Auf meinem Windows 10 Rechner und unter Studio One 4 kann ich erfreulich niedrige Latenzen vermelden. Bei 24 Bit, 44,1 kHz und 64 Samples liegt die Latenz bei 2.95 ms, bei 128 Samples sind es 5.40 ms. Der Treiber ist unscheinbar, läuft aber stabil. Das Direct-Monitoring ist leicht zu handhaben und ist genauso simpel wie effektiv. So machen Aufnahmen Spaß!
Was gibt es noch zu sagen?
Oft gibt es Interfaces, die Probleme haben externe Audioquellen wie zum Beispiel Player oder YouTube bei laufender DAW abzuspielen. Der Treiber von meinem Studio 192 kann unterschiedliche Audioquellen vorbildlich selber managen, beim SSL2+ tauchte das oben genannte Problem auf. Dies lässt sich aber leicht beheben. Das Betriebssystem muss nur unter Audioeinstellungen auf die selbe Bit- und Samplerate eingestellt werden wie im Treiber des Interfaces bzw. in der DAW.
Um die E-Gitarre erklingen zu lassen, müssen LINE und HI-Z aktiviert sein. Klingt selbstverständlich, ist es aber nicht immer.

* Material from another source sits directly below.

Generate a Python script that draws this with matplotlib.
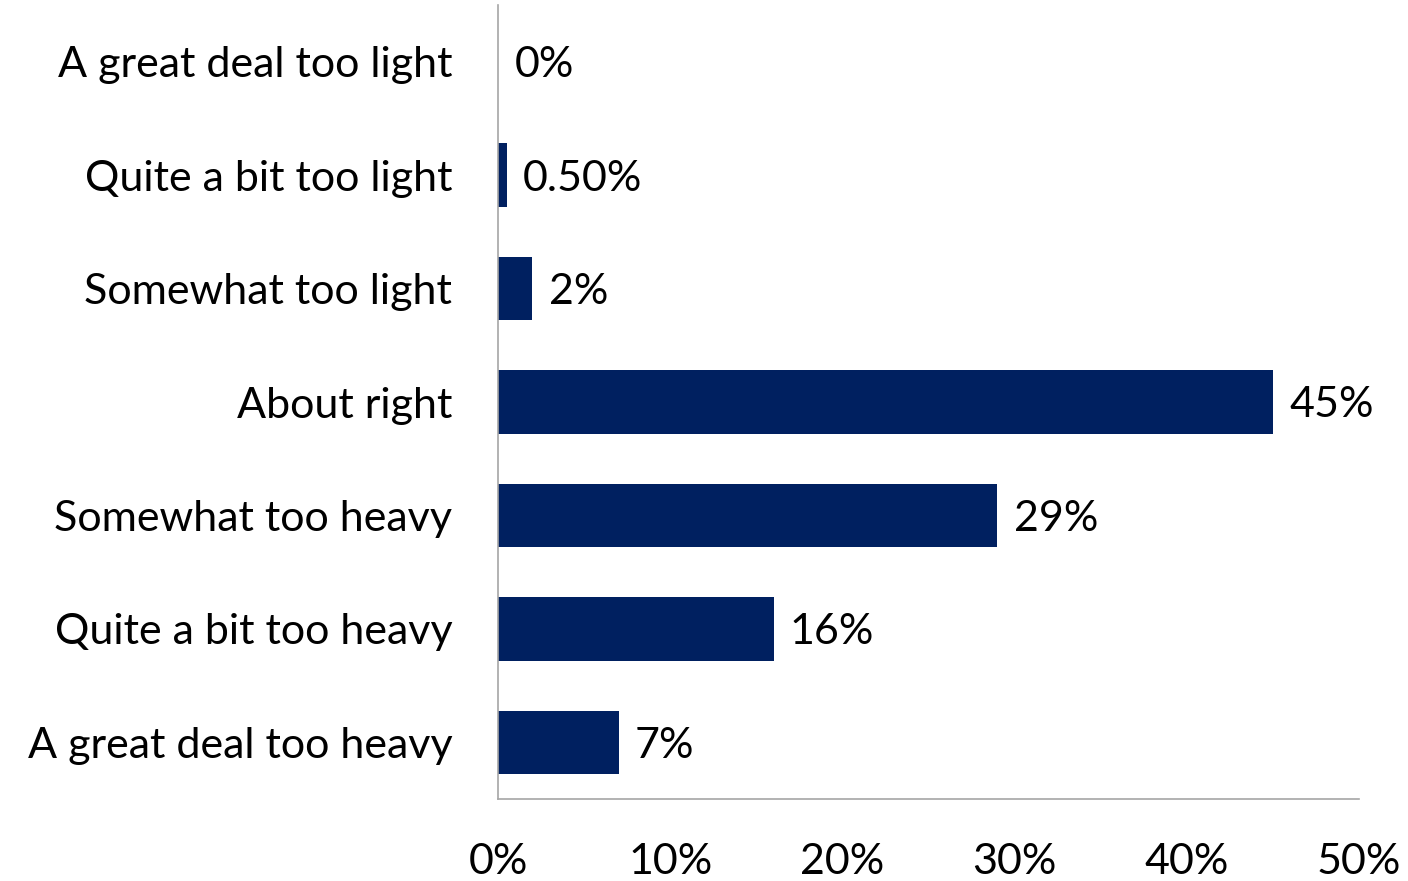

Ein Mute-Schalter für die Monitore wäre wünschenswert gewesen, kann man aber verschmerzen.
Das Fazit:
Nach einer kurzen Eingewöhnung geht die Arbeit mit dem SSL2+ schnell von der Hand und der Klang der Vorverstärker und der Wandler gefällt mir immer mehr. Das Desktop-Konzept finde ich gelungen, Alle Potis und Knöpfe haben genug Platz, man hat sämtliche Bedienelemente und Anzeigen sofort im Blick. Optisch gibt es an dem Gerät nichts auszusetzen, die Verarbeitung ist gut aber mit leichten Abstrichen. Für das Homestudio optimal, für den Road-Einsatz fehlt dem Interface leider die Robustheit. Insgesamt ist es ein gutes Interface, welches ich weiterempfehlen kann.
Nachtrag:
Nachdem ich an das Interface ein etwas hochwertigeres USB-Kabel eines Fremdanbieters angeschlossen habe, wackelt hier nichts mehr. Die Kritik bezüglich des USB-Anschlusses betrifft somit nur das mitgelieferte Kabel.